A worker node provides a running environment for client applications. Though containerized microservices, these applications are encapsulated in Pods, controlled by the cluster control plane agents running on the master node. Pods are scheduled on worker nodes, where they find required compute, memory and storage resources to run, and networking to talk to each other and the outside world. A Pod is the smallest scheduling unit in Kubernetes. It is a logical collection of one or more containers scheduled together.

Worker Node Components

A worker node has the following components:

  • Container runtime
  • kubelet
  • kube-proxy
  • Addons for DNS, Dashboard, cluster-level monitoring and logging.

Worker Node Component: Container Runtime

Although Kubernetes is described as “container orchestration engine”, it does not have the capability to directly handle containers. In order to run and manage a container’s lifecycle, Kubernetes requires a container runtime on the node where a Pod and its containers are to be scheduled. Docker is the most widely used container runtime with Kubernetes.

Worker Node Components: kubelet

The kubelet is an agent running on each node and communicates with the control plane components from the master node.
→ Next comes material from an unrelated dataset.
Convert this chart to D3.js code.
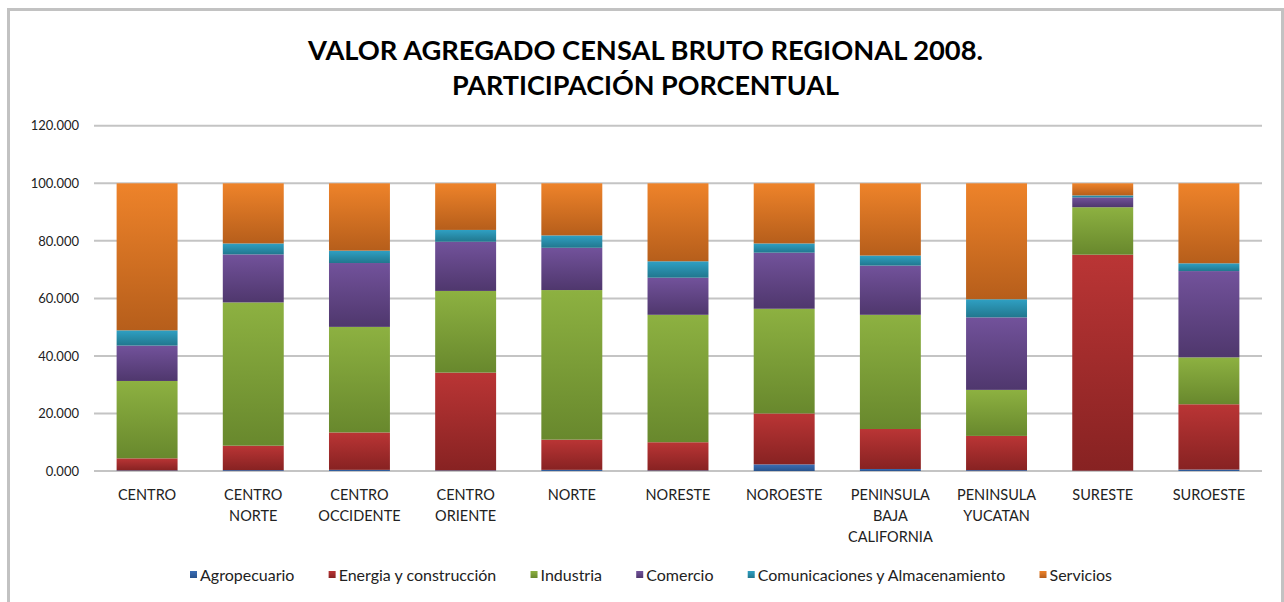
<!DOCTYPE html>
<html>
<head>
<meta charset="utf-8">
<script src="https://cdn.jsdelivr.net/npm/d3@7"></script>
<style>
  html, body { margin: 0; padding: 0; background: #fff; }
  svg { display: block; }
  text { font-family: Lato, "Open Sans", sans-serif; }
</style>
</head>
<body>
<svg id="chart" width="1284" height="602"></svg>
<script>
const categories = [
  ["CENTRO"],
  ["CENTRO", "NORTE"],
  ["CENTRO", "OCCIDENTE"],
  ["CENTRO", "ORIENTE"],
  ["NORTE"],
  ["NORESTE"],
  ["NOROESTE"],
  ["PENINSULA", "BAJA", "CALIFORNIA"],
  ["PENINSULA", "YUCATAN"],
  ["SURESTE"],
  ["SUROESTE"]
];
const seriesNames = ["Agropecuario", "Energia y construcción", "Industria", "Comercio", "Comunicaciones y Almacenamiento", "Servicios"];
const agropecuario   = [0.2, 0.3, 0.4, 0.2, 0.4, 0.2, 2.3, 0.7, 0.3, 0.1, 0.5];
const energia        = [4.2, 8.5, 13.0, 34.0, 10.5, 9.8, 17.7, 13.9, 11.9, 75.1, 22.7];
const industria      = [26.9, 49.8, 36.7, 28.4, 52.0, 44.3, 36.4, 39.7, 16.0, 16.5, 16.3];
const comercio       = [12.3, 16.7, 22.2, 17.1, 14.7, 12.9, 19.5, 17.1, 25.2, 3.4, 30.0];
const comunicaciones = [5.3, 3.8, 4.3, 4.1, 4.3, 5.7, 3.2, 3.5, 6.3, 0.7, 2.7];
const servicios      = [51.1, 20.9, 23.4, 16.2, 18.1, 27.1, 20.9, 25.1, 40.3, 4.2, 27.8];
const yTicks = [0, 20, 40, 60, 80, 100, 120];
const titleLines = ["VALOR AGREGADO CENSAL BRUTO REGIONAL 2008.", "PARTICIPACIÓN PORCENTUAL"];

const seriesValues = [agropecuario, energia, industria, comercio, comunicaciones, servicios];
const colorsTop    = ["#3B6EB6", "#BA3535", "#8DB141", "#72529B", "#2FA0C3", "#EE832A"];
const colorsBottom = ["#28528C", "#872222", "#68882D", "#4F376D", "#21778E", "#B65E1B"];

const keys = categories.map(c => c.join(" "));
const table = keys.map((k, i) => {
  const row = { key: k };
  seriesNames.forEach((s, j) => row[s] = seriesValues[j][i]);
  return row;
});

const svg = d3.select("#chart");
svg.append("rect").attr("width", 1284).attr("height", 602).attr("fill", "#fff");

// frame
svg.append("path")
  .attr("d", "M8.5,602 L8.5,9.5 L1282.5,9.5 L1282.5,602")
  .attr("fill", "none").attr("stroke", "#c2c2c2").attr("stroke-width", 3);

const defs = svg.append("defs");
seriesNames.forEach((s, j) => {
  const g = defs.append("linearGradient").attr("id", "grad" + j)
    .attr("x1", 0).attr("y1", 0).attr("x2", 0).attr("y2", 1);
  g.append("stop").attr("offset", "0%").attr("stop-color", colorsTop[j]);
  g.append("stop").attr("offset", "100%").attr("stop-color", colorsBottom[j]);
});

const x = d3.scaleBand().domain(keys).range([94, 1262]).paddingInner(0.426).paddingOuter(0.213);
const y = d3.scaleLinear().domain([0, 120]).range([471, 125.8]);

// gridlines
svg.append("g").selectAll("line").data(yTicks).join("line")
  .attr("x1", 94).attr("x2", 1262)
  .attr("y1", d => y(d)).attr("y2", d => y(d))
  .attr("stroke", "#c4c4c4").attr("stroke-width", 2);

// y axis labels
const yAxis = d3.axisLeft(y).tickValues(yTicks).tickFormat(d3.format(".3f")).tickSize(0).tickPadding(0);
const yg = svg.append("g").attr("transform", "translate(79,0)").call(yAxis);
yg.select(".domain").remove();
yg.selectAll("text").attr("font-size", 13).attr("fill", "#222").attr("font-family", "Lato, sans-serif");

// bars
const stack = d3.stack().keys(seriesNames)(table);
svg.append("g").selectAll("g").data(stack).join("g")
  .attr("fill", (d, j) => `url(#grad${j})`)
  .selectAll("rect").data(d => d).join("rect")
  .attr("x", d => x(d.data.key))
  .attr("width", x.bandwidth())
  .attr("y", d => y(d[1]))
  .attr("height", d => y(d[0]) - y(d[1]));

// x labels
const xl = svg.append("g");
categories.forEach((lines, i) => {
  const t = xl.append("text")
    .attr("x", x(keys[i]) + x.bandwidth() / 2)
    .attr("y", 499.5)
    .attr("text-anchor", "middle")
    .attr("font-size", 14.5).attr("fill", "#222");
  lines.forEach((ln, k) => t.append("tspan").attr("x", x(keys[i]) + x.bandwidth() / 2).attr("dy", k === 0 ? 0 : 21).text(ln));
});

// title
const tg = svg.append("g");
const titleWidths = [675, 387];
titleLines.forEach((ln, k) => {
  tg.append("text").attr("x", 645.5).attr("y", 59.5 + k * 35)
    .attr("text-anchor", "middle").attr("font-size", 27).attr("font-weight", "bold")
    .attr("textLength", titleWidths[k]).attr("lengthAdjust", "spacingAndGlyphs")
    .attr("fill", "#000").text(ln);
});

// legend
const lg = svg.append("g");
const items = seriesNames.map((s, j) => {
  const g = lg.append("g");
  g.append("rect").attr("width", 7).attr("height", 7).attr("y", -5).attr("fill", `url(#grad${j})`);
  const t = g.append("text").attr("x", 10).attr("y", 5).attr("font-size", 16).attr("fill", "#222").text(s);
  return { g, w: 10 + t.node().getComputedTextLength() };
});
const total = items.reduce((a, b) => a + b.w, 0);
const gap = (1112 - 190 - total) / (items.length - 1);
let cx = 190;
items.forEach(it => { it.g.attr("transform", `translate(${cx},576)`); cx += it.w + gap; });
</script>
</body>
</html>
It receives Pod definitions, primarily from the API server, and interacts with the container runtime on the node to run containers associated with the Pod. It also monitors the health of the Pod’s running containers.

The kubelet connects to the container runtime using Container Runtime Interface (CRI). CRI consists of protocol buffers, gRPC API and libraries.

CRI Shim

Worker Node Components: kube-proxy

The kube-proxy is the network agent which runs on each node responsible for dynamic updates and maintenance of all networking rules on the node. It abstracts the details of Pods networking and forwards connection requests to Pods.

Worker Node Components: Addons

Addons are cluster features and functionality not yet available in Kubernetes, therefore implemented through 3rd-party pods and services.

  • DNS - cluster DNS is a DNS server required to assign DNS records to Kubernetes objects and resources
  • Dashboard - a general purposed web-based user interface for cluster management
  • Monitoring - collects cluster-level container metrics and saves them to a central data store
  • Logging - collects cluster-level container logs and saves them to a central log store for analysis.

Networking Challenges

Container to Container Communication inside Pods

Making use of the underlying host operating system’s kernel features, a container runtime creates an isolated network space for each container it starts. On Linux, that isolated network space is referred to as a network namespace. A network namespace is shared across containers, or with the host operating system.

When a Pod is started, a network namespace is created inside the Pod, and all containers running inside the Pod will share that network namespace so that they can talk to each other via localhost.

Pod-to-Pod Communication Across Nodes

Kubernetes uses “IP-per-Pod” model to ensure Pod-to-Pod communication, just as VM are able to communicate with each other. Containers are integrated with the overall Kubernetes networking model through the use of the Container Network Interface (CNI)

Container_Network_Interface_CNI

Pod-to-External World Communication

Kubernetes enables external accessibility through services, complex constructs which encapsulate networking rules definitions on cluster nodes. By exposing services to the external world with kube-proxy, applications become accessible from outside the cluster over a virtual IP.